* **Aim of the exercise**: Produce a word-for-word copy of the listing below without its pictures.

* **Data shown**:
** BEGIN **
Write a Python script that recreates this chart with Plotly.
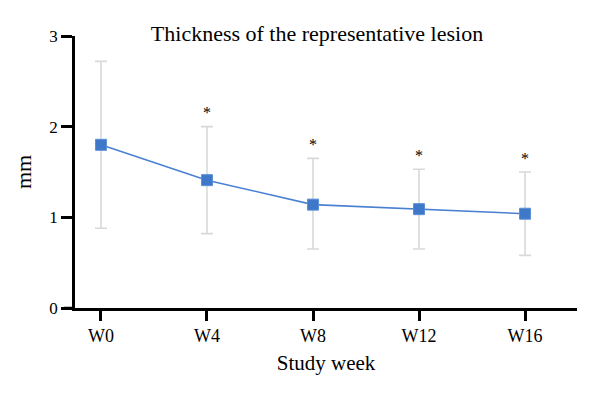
import plotly.graph_objects as go

weeks = ["W0", "W4", "W8", "W12", "W16"]
mean_mm = [1.80, 1.41, 1.14, 1.09, 1.04]
upper_mm = [2.72, 2.00, 1.65, 1.53, 1.50]
lower_mm = [0.88, 0.82, 0.65, 0.65, 0.58]
significance = ["", "*", "*", "*", "*"]

xpos = list(range(len(weeks)))
err_plus = [u - m for u, m in zip(upper_mm, mean_mm)]
err_minus = [m - l for m, l in zip(mean_mm, lower_mm)]

FONT = "Liberation Serif"

fig = go.Figure()
fig.add_trace(go.Scatter(
    x=xpos, y=mean_mm, mode="lines+markers",
    line=dict(color="#4a80d2", width=1.6),
    marker=dict(symbol="square", size=11, color="#3f78c8",
                line=dict(color="#5b8fd8", width=1)),
    error_y=dict(type="data", symmetric=False, array=err_plus, arrayminus=err_minus,
                 color="#d9d9d9", thickness=1.6, width=6),
    showlegend=False,
))

for xi, up, s in zip(xpos, upper_mm, significance):
    if s:
        fig.add_annotation(x=xi, y=up, text=s, showarrow=False, yshift=14,
                           font=dict(family=FONT, size=16, color="black"))

# extension of the x-axis line to the left of the y-axis
fig.add_shape(type="line", xref="paper", yref="y", x0=-0.022, x1=0, y0=0, y1=0,
              line=dict(color="black", width=2.5))

fig.update_layout(
    width=592, height=391,
    margin=dict(l=67, r=23, t=28, b=91, autoexpand=False),
    paper_bgcolor="white", plot_bgcolor="white",
    font=dict(family=FONT, size=17, color="black"),
    title=dict(text="Thickness of the representative lesion", x=0.522, xanchor="center",
               y=0.935, yanchor="middle", font=dict(family=FONT, size=22, color="black")),
    xaxis=dict(
        range=[-0.245, 4.49], tickvals=xpos, ticktext=weeks,
        showline=True, linecolor="black", linewidth=2.5,
        ticks="outside", ticklen=10, tickwidth=2.5, tickcolor="black",
        showgrid=False, zeroline=False, automargin=False,
        title=dict(text="Study week", font=dict(family=FONT, size=21), standoff=10),
        tickfont=dict(family=FONT, size=18),
    ),
    yaxis=dict(
        range=[0, 3], tickvals=[0, 1, 2, 3],
        showline=True, linecolor="black", linewidth=2.5,
        ticks="outside", ticklen=11, tickwidth=2.5, tickcolor="black",
        showgrid=False, zeroline=False, automargin=False,
        title=dict(text="mm", font=dict(family=FONT, size=22), standoff=12),
        tickfont=dict(family=FONT, size=17),
    ),
)

fig.write_html("out.html")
** END **
* **Result**:
Write a Python script that recreates this chart with Plotly.
import plotly.graph_objects as go

weeks = ["W0", "W4", "W8", "W12", "W16"]
mean_mm = [1.80, 1.41, 1.14, 1.09, 1.04]
upper_mm = [2.72, 2.00, 1.65, 1.53, 1.50]
lower_mm = [0.88, 0.82, 0.65, 0.65, 0.58]
significance = ["", "*", "*", "*", "*"]

xpos = list(range(len(weeks)))
err_plus = [u - m for u, m in zip(upper_mm, mean_mm)]
err_minus = [m - l for m, l in zip(mean_mm, lower_mm)]

FONT = "Liberation Serif"

fig = go.Figure()
fig.add_trace(go.Scatter(
    x=xpos, y=mean_mm, mode="lines+markers",
    line=dict(color="#4a80d2", width=1.6),
    marker=dict(symbol="square", size=11, color="#3f78c8",
                line=dict(color="#5b8fd8", width=1)),
    error_y=dict(type="data", symmetric=False, array=err_plus, arrayminus=err_minus,
                 color="#d9d9d9", thickness=1.6, width=6),
    showlegend=False,
))

for xi, up, s in zip(xpos, upper_mm, significance):
    if s:
        fig.add_annotation(x=xi, y=up, text=s, showarrow=False, yshift=14,
                           font=dict(family=FONT, size=16, color="black"))

# extension of the x-axis line to the left of the y-axis
fig.add_shape(type="line", xref="paper", yref="y", x0=-0.022, x1=0, y0=0, y1=0,
              line=dict(color="black", width=2.5))

fig.update_layout(
    width=592, height=391,
    margin=dict(l=67, r=23, t=28, b=91, autoexpand=False),
    paper_bgcolor="white", plot_bgcolor="white",
    font=dict(family=FONT, size=17, color="black"),
    title=dict(text="Thickness of the representative lesion", x=0.522, xanchor="center",
               y=0.935, yanchor="middle", font=dict(family=FONT, size=22, color="black")),
    xaxis=dict(
        range=[-0.245, 4.49], tickvals=xpos, ticktext=weeks,
        showline=True, linecolor="black", linewidth=2.5,
        ticks="outside", ticklen=10, tickwidth=2.5, tickcolor="black",
        showgrid=False, zeroline=False, automargin=False,
        title=dict(text="Study week", font=dict(family=FONT, size=21), standoff=10),
        tickfont=dict(family=FONT, size=18),
    ),
    yaxis=dict(
        range=[0, 3], tickvals=[0, 1, 2, 3],
        showline=True, linecolor="black", linewidth=2.5,
        ticks="outside", ticklen=11, tickwidth=2.5, tickcolor="black",
        showgrid=False, zeroline=False, automargin=False,
        title=dict(text="mm", font=dict(family=FONT, size=22), standoff=12),
        tickfont=dict(family=FONT, size=17),
    ),
)

fig.write_html("out.html")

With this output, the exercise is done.